**Instruction:**
Retype the opening lines of the listing below, ending with the line that contains "ax.patch.set_visible(False)", and leave out any pictures.

### Data lines ###

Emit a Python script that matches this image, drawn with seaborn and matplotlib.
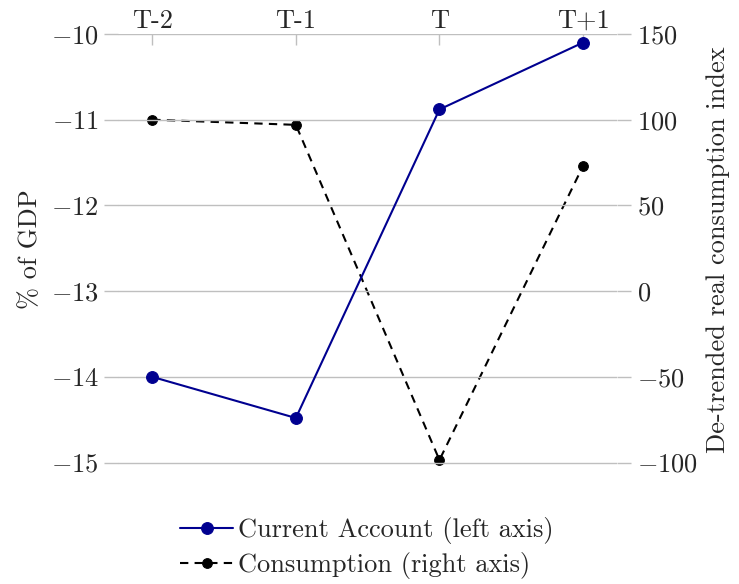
import matplotlib
matplotlib.use("Agg")
import matplotlib.pyplot as plt
import seaborn as sns
import pandas as pd

# data
periods = ["T-2", "T-1", "T", "T+1"]
current_account = [-14.0, -14.48, -10.88, -10.1]
consumption = [100, 97, -98.5, 73]

left_ticks = [-10, -11, -12, -13, -14, -15]
right_ticks = [150, 100, 50, 0, -50, -100]

sns.set_theme(style="white")
plt.rcParams["font.family"] = ["cmr10"]
plt.rcParams["mathtext.fontset"] = "cm"
plt.rcParams["axes.formatter.use_mathtext"] = True
plt.rcParams["axes.unicode_minus"] = True

df = pd.DataFrame({
    "pos": range(len(periods)),
    "period": periods,
    "ca": current_account,
    "cons": consumption,
})

fig = plt.figure(figsize=(7.39, 5.84), dpi=100)
ax = fig.add_axes([0.160, 0.2035, 0.675, 0.7383])
ax2 = ax.twinx()

grid_col = "#bfbfbf"
fs = 19

# consumption on the right axis (drawn underneath)
sns.lineplot(data=df, x="pos", y="cons", ax=ax2, color="black",
             linestyle=(0, (4, 3)), linewidth=1.5, marker="o", markersize=7,
             markeredgecolor="black", label="Consumption (right axis)",
             legend=False, clip_on=False)
# current account on the left axis
sns.lineplot(data=df, x="pos", y="ca", ax=ax, color="#000090",
             linewidth=1.5, marker="o", markersize=8.5,
             markeredgecolor="#000090", label="Current Account (left axis)",
             legend=False, clip_on=False)

ax.set_zorder(ax2.get_zorder() + 1)
ax.patch.set_visible(False)

ax.set_xlim(-0.237, 3.237)
ax.set_ylim(-15.03, -10)
ax2.set_ylim(-101.5, 150)

ax.set_yticks(left_ticks)
ax2.set_yticks(right_ticks)
ax.yaxis.grid(True, color=grid_col, linewidth=1)

ax.set_xticks(df["pos"])
ax.set_xticklabels(periods)
ax.xaxis.tick_top()
ax.tick_params(axis="x", direction="in", length=8, color=grid_col, width=1,
               labelsize=fs, pad=1, top=True, bottom=False)
ax.tick_params(axis="y", direction="out", length=10, color=grid_col, width=1,
               labelsize=fs, pad=4, left=True)
ax2.tick_params(axis="y", direction="out", length=10, color=grid_col, width=1,
                labelsize=fs, pad=4, right=True)

for a in (ax, ax2):
    for s in a.spines.values():
        s.set_visible(False)

ax.set_xlabel("")
ax.set_ylabel("% of GDP", fontsize=fs, labelpad=6)
ax2.set_ylabel("De-trended real consumption index", fontsize=fs, labelpad=6)

h1, l1 = ax.get_legend_handles_labels()
h2, l2 = ax2.get_legend_handles_labels()
fig.legend(h1 + h2, l1 + l2, loc="center", bbox_to_anchor=(0.497, 0.062),
           frameon=False, fontsize=fs, handlelength=2.0, handletextpad=0.2,
           labelspacing=0.3)

fig.savefig("out.png", dpi=100)
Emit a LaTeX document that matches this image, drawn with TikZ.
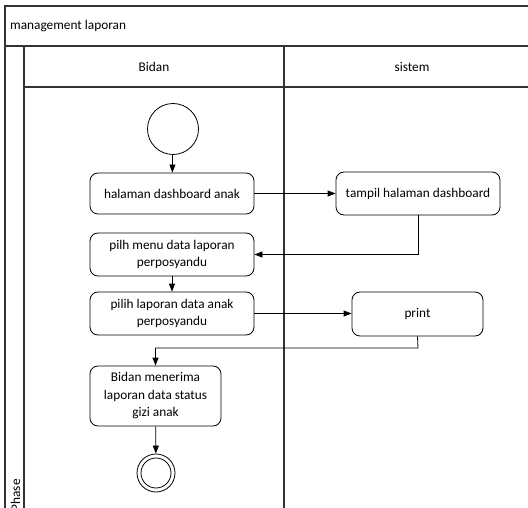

###

**Task output:**
Emit a Python script that matches this image, drawn with seaborn and matplotlib.
import matplotlib
matplotlib.use("Agg")
import matplotlib.pyplot as plt
import seaborn as sns
import pandas as pd

# data
periods = ["T-2", "T-1", "T", "T+1"]
current_account = [-14.0, -14.48, -10.88, -10.1]
consumption = [100, 97, -98.5, 73]

left_ticks = [-10, -11, -12, -13, -14, -15]
right_ticks = [150, 100, 50, 0, -50, -100]

sns.set_theme(style="white")
plt.rcParams["font.family"] = ["cmr10"]
plt.rcParams["mathtext.fontset"] = "cm"
plt.rcParams["axes.formatter.use_mathtext"] = True
plt.rcParams["axes.unicode_minus"] = True

df = pd.DataFrame({
    "pos": range(len(periods)),
    "period": periods,
    "ca": current_account,
    "cons": consumption,
})

fig = plt.figure(figsize=(7.39, 5.84), dpi=100)
ax = fig.add_axes([0.160, 0.2035, 0.675, 0.7383])
ax2 = ax.twinx()

grid_col = "#bfbfbf"
fs = 19

# consumption on the right axis (drawn underneath)
sns.lineplot(data=df, x="pos", y="cons", ax=ax2, color="black",
             linestyle=(0, (4, 3)), linewidth=1.5, marker="o", markersize=7,
             markeredgecolor="black", label="Consumption (right axis)",
             legend=False, clip_on=False)
# current account on the left axis
sns.lineplot(data=df, x="pos", y="ca", ax=ax, color="#000090",
             linewidth=1.5, marker="o", markersize=8.5,
             markeredgecolor="#000090", label="Current Account (left axis)",
             legend=False, clip_on=False)

ax.set_zorder(ax2.get_zorder() + 1)
ax.patch.set_visible(False)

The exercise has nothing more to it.